**GIVEN DATA**
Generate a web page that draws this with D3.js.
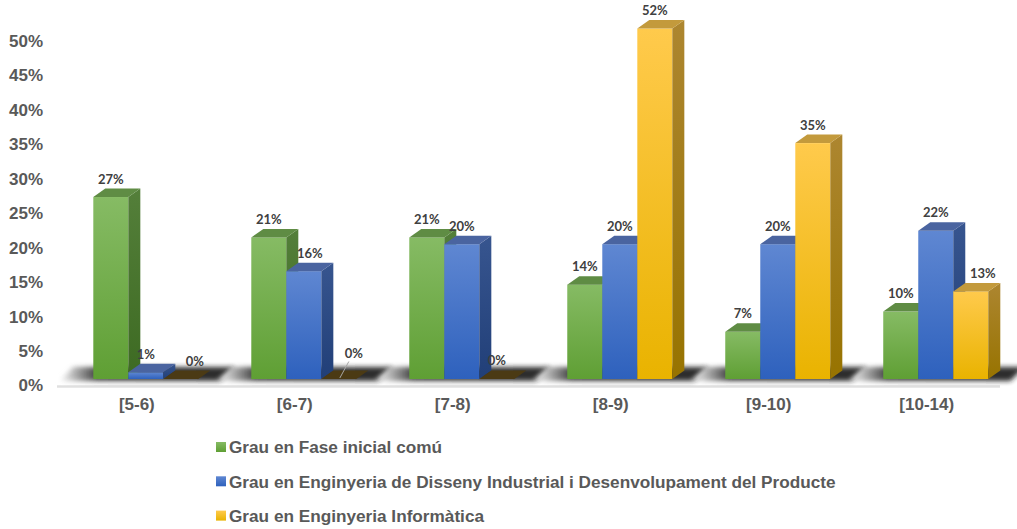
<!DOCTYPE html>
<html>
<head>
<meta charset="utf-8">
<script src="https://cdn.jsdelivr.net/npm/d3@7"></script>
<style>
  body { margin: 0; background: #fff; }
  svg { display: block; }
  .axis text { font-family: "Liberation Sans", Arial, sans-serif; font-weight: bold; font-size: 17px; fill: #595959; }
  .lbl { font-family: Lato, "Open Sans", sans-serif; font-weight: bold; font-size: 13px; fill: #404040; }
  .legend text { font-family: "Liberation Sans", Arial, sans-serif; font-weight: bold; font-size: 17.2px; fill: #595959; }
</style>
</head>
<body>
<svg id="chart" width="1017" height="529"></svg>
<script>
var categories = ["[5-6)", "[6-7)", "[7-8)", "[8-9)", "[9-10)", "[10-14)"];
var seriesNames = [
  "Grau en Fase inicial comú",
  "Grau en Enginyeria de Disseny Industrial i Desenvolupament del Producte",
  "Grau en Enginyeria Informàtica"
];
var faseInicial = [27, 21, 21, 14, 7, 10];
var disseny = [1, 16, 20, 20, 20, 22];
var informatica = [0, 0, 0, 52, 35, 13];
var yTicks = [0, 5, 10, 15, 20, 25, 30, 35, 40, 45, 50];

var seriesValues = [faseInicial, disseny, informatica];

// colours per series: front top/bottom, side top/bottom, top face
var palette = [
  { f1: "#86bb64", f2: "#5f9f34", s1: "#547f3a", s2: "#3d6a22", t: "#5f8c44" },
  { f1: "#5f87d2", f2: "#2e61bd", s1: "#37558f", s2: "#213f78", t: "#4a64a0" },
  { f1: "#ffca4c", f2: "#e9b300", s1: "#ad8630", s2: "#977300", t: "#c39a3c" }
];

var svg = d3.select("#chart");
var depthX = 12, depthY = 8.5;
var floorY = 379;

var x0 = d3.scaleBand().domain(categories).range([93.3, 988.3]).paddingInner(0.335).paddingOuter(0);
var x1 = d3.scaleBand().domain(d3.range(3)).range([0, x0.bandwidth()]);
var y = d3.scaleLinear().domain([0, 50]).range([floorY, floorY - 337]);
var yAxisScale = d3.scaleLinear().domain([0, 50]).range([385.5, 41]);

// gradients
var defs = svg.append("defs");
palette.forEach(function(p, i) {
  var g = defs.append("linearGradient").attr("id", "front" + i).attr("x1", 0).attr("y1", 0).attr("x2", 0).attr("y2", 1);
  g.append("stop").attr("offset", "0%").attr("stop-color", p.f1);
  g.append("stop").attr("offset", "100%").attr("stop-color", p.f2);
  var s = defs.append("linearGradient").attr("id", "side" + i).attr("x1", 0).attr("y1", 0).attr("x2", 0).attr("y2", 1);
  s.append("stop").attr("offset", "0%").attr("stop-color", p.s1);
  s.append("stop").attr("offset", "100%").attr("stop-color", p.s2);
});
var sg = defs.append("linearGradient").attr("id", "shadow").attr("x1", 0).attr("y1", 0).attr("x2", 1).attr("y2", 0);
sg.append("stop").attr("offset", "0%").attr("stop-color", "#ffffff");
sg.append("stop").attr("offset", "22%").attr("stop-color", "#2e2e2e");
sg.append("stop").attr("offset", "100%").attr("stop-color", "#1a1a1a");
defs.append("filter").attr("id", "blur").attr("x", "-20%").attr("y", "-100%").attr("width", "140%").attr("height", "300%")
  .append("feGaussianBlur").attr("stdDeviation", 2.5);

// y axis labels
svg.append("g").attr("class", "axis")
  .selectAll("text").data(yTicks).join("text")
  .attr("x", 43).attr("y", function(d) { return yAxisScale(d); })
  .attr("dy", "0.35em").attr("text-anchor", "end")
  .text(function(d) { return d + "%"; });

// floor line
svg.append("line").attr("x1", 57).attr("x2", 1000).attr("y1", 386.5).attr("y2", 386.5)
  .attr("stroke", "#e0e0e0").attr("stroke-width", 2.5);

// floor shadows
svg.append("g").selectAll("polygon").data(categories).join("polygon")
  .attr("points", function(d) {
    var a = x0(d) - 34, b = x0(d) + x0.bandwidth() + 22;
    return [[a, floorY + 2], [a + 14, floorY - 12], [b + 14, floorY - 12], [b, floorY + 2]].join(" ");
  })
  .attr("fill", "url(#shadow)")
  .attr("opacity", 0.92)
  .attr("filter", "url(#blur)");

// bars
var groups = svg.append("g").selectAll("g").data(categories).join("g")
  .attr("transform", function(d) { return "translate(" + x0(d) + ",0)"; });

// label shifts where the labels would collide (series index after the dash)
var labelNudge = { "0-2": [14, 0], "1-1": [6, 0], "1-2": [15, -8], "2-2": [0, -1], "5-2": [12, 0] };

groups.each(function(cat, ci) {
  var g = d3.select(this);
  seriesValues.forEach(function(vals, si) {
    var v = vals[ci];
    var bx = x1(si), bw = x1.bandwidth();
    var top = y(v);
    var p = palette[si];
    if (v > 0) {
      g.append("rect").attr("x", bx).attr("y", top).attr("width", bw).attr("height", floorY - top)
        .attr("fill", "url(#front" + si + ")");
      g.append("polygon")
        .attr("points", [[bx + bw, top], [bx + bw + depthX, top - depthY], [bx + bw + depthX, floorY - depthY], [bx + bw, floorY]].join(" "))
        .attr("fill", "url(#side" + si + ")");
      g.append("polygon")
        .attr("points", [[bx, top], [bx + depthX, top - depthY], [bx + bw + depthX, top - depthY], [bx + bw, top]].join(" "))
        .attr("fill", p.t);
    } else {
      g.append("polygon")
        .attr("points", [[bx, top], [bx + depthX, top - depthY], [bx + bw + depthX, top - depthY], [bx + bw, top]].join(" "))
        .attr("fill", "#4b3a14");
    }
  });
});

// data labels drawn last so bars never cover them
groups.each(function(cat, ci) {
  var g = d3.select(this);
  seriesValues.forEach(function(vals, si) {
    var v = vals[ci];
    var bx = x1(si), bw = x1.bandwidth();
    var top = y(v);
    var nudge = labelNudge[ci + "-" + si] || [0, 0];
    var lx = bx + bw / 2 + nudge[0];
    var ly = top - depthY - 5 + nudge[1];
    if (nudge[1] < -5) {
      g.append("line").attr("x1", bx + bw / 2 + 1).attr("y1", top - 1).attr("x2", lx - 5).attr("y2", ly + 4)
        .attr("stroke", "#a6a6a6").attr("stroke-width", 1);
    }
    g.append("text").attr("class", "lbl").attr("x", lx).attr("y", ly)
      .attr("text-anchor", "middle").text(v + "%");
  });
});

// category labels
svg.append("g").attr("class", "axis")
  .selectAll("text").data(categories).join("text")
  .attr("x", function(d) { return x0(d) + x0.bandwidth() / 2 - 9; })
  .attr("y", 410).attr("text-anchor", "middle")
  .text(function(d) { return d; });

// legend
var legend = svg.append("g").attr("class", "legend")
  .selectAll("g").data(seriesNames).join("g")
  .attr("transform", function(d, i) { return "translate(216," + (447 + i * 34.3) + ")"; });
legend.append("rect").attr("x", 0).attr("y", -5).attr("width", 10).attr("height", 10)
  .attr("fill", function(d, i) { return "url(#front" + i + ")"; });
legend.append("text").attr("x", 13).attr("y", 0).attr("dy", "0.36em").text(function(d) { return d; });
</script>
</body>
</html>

**WRITTEN REQUEST**
Reproduce the listing word for word and omit its pictures.

**SOLUTION TO THE EXERCISE**
Generate a web page that draws this with D3.js.
<!DOCTYPE html>
<html>
<head>
<meta charset="utf-8">
<script src="https://cdn.jsdelivr.net/npm/d3@7"></script>
<style>
  body { margin: 0; background: #fff; }
  svg { display: block; }
  .axis text { font-family: "Liberation Sans", Arial, sans-serif; font-weight: bold; font-size: 17px; fill: #595959; }
  .lbl { font-family: Lato, "Open Sans", sans-serif; font-weight: bold; font-size: 13px; fill: #404040; }
  .legend text { font-family: "Liberation Sans", Arial, sans-serif; font-weight: bold; font-size: 17.2px; fill: #595959; }
</style>
</head>
<body>
<svg id="chart" width="1017" height="529"></svg>
<script>
var categories = ["[5-6)", "[6-7)", "[7-8)", "[8-9)", "[9-10)", "[10-14)"];
var seriesNames = [
  "Grau en Fase inicial comú",
  "Grau en Enginyeria de Disseny Industrial i Desenvolupament del Producte",
  "Grau en Enginyeria Informàtica"
];
var faseInicial = [27, 21, 21, 14, 7, 10];
var disseny = [1, 16, 20, 20, 20, 22];
var informatica = [0, 0, 0, 52, 35, 13];
var yTicks = [0, 5, 10, 15, 20, 25, 30, 35, 40, 45, 50];

var seriesValues = [faseInicial, disseny, informatica];

// colours per series: front top/bottom, side top/bottom, top face
var palette = [
  { f1: "#86bb64", f2: "#5f9f34", s1: "#547f3a", s2: "#3d6a22", t: "#5f8c44" },
  { f1: "#5f87d2", f2: "#2e61bd", s1: "#37558f", s2: "#213f78", t: "#4a64a0" },
  { f1: "#ffca4c", f2: "#e9b300", s1: "#ad8630", s2: "#977300", t: "#c39a3c" }
];

var svg = d3.select("#chart");
var depthX = 12, depthY = 8.5;
var floorY = 379;

var x0 = d3.scaleBand().domain(categories).range([93.3, 988.3]).paddingInner(0.335).paddingOuter(0);
var x1 = d3.scaleBand().domain(d3.range(3)).range([0, x0.bandwidth()]);
var y = d3.scaleLinear().domain([0, 50]).range([floorY, floorY - 337]);
var yAxisScale = d3.scaleLinear().domain([0, 50]).range([385.5, 41]);

// gradients
var defs = svg.append("defs");
palette.forEach(function(p, i) {
  var g = defs.append("linearGradient").attr("id", "front" + i).attr("x1", 0).attr("y1", 0).attr("x2", 0).attr("y2", 1);
  g.append("stop").attr("offset", "0%").attr("stop-color", p.f1);
  g.append("stop").attr("offset", "100%").attr("stop-color", p.f2);
  var s = defs.append("linearGradient").attr("id", "side" + i).attr("x1", 0).attr("y1", 0).attr("x2", 0).attr("y2", 1);
  s.append("stop").attr("offset", "0%").attr("stop-color", p.s1);
  s.append("stop").attr("offset", "100%").attr("stop-color", p.s2);
});
var sg = defs.append("linearGradient").attr("id", "shadow").attr("x1", 0).attr("y1", 0).attr("x2", 1).attr("y2", 0);
sg.append("stop").attr("offset", "0%").attr("stop-color", "#ffffff");
sg.append("stop").attr("offset", "22%").attr("stop-color", "#2e2e2e");
sg.append("stop").attr("offset", "100%").attr("stop-color", "#1a1a1a");
defs.append("filter").attr("id", "blur").attr("x", "-20%").attr("y", "-100%").attr("width", "140%").attr("height", "300%")
  .append("feGaussianBlur").attr("stdDeviation", 2.5);

// y axis labels
svg.append("g").attr("class", "axis")
  .selectAll("text").data(yTicks).join("text")
  .attr("x", 43).attr("y", function(d) { return yAxisScale(d); })
  .attr("dy", "0.35em").attr("text-anchor", "end")
  .text(function(d) { return d + "%"; });

// floor line
svg.append("line").attr("x1", 57).attr("x2", 1000).attr("y1", 386.5).attr("y2", 386.5)
  .attr("stroke", "#e0e0e0").attr("stroke-width", 2.5);

// floor shadows
svg.append("g").selectAll("polygon").data(categories).join("polygon")
  .attr("points", function(d) {
    var a = x0(d) - 34, b = x0(d) + x0.bandwidth() + 22;
    return [[a, floorY + 2], [a + 14, floorY - 12], [b + 14, floorY - 12], [b, floorY + 2]].join(" ");
  })
  .attr("fill", "url(#shadow)")
  .attr("opacity", 0.92)
  .attr("filter", "url(#blur)");

// bars
var groups = svg.append("g").selectAll("g").data(categories).join("g")
  .attr("transform", function(d) { return "translate(" + x0(d) + ",0)"; });

// label shifts where the labels would collide (series index after the dash)
var labelNudge = { "0-2": [14, 0], "1-1": [6, 0], "1-2": [15, -8], "2-2": [0, -1], "5-2": [12, 0] };

groups.each(function(cat, ci) {
  var g = d3.select(this);
  seriesValues.forEach(function(vals, si) {
    var v = vals[ci];
    var bx = x1(si), bw = x1.bandwidth();
    var top = y(v);
    var p = palette[si];
    if (v > 0) {
      g.append("rect").attr("x", bx).attr("y", top).attr("width", bw).attr("height", floorY - top)
        .attr("fill", "url(#front" + si + ")");
      g.append("polygon")
        .attr("points", [[bx + bw, top], [bx + bw + depthX, top - depthY], [bx + bw + depthX, floorY - depthY], [bx + bw, floorY]].join(" "))
        .attr("fill", "url(#side" + si + ")");
      g.append("polygon")
        .attr("points", [[bx, top], [bx + depthX, top - depthY], [bx + bw + depthX, top - depthY], [bx + bw, top]].join(" "))
        .attr("fill", p.t);
    } else {
      g.append("polygon")
        .attr("points", [[bx, top], [bx + depthX, top - depthY], [bx + bw + depthX, top - depthY], [bx + bw, top]].join(" "))
        .attr("fill", "#4b3a14");
    }
  });
});

// data labels drawn last so bars never cover them
groups.each(function(cat, ci) {
  var g = d3.select(this);
  seriesValues.forEach(function(vals, si) {
    var v = vals[ci];
    var bx = x1(si), bw = x1.bandwidth();
    var top = y(v);
    var nudge = labelNudge[ci + "-" + si] || [0, 0];
    var lx = bx + bw / 2 + nudge[0];
    var ly = top - depthY - 5 + nudge[1];
    if (nudge[1] < -5) {
      g.append("line").attr("x1", bx + bw / 2 + 1).attr("y1", top - 1).attr("x2", lx - 5).attr("y2", ly + 4)
        .attr("stroke", "#a6a6a6").attr("stroke-width", 1);
    }
    g.append("text").attr("class", "lbl").attr("x", lx).attr("y", ly)
      .attr("text-anchor", "middle").text(v + "%");
  });
});

// category labels
svg.append("g").attr("class", "axis")
  .selectAll("text").data(categories).join("text")
  .attr("x", function(d) { return x0(d) + x0.bandwidth() / 2 - 9; })
  .attr("y", 410).attr("text-anchor", "middle")
  .text(function(d) { return d; });

// legend
var legend = svg.append("g").attr("class", "legend")
  .selectAll("g").data(seriesNames).join("g")
  .attr("transform", function(d, i) { return "translate(216," + (447 + i * 34.3) + ")"; });
legend.append("rect").attr("x", 0).attr("y", -5).attr("width", 10).attr("height", 10)
  .attr("fill", function(d, i) { return "url(#front" + i + ")"; });
legend.append("text").attr("x", 13).attr("y", 0).attr("dy", "0.36em").text(function(d) { return d; });
</script>
</body>
</html>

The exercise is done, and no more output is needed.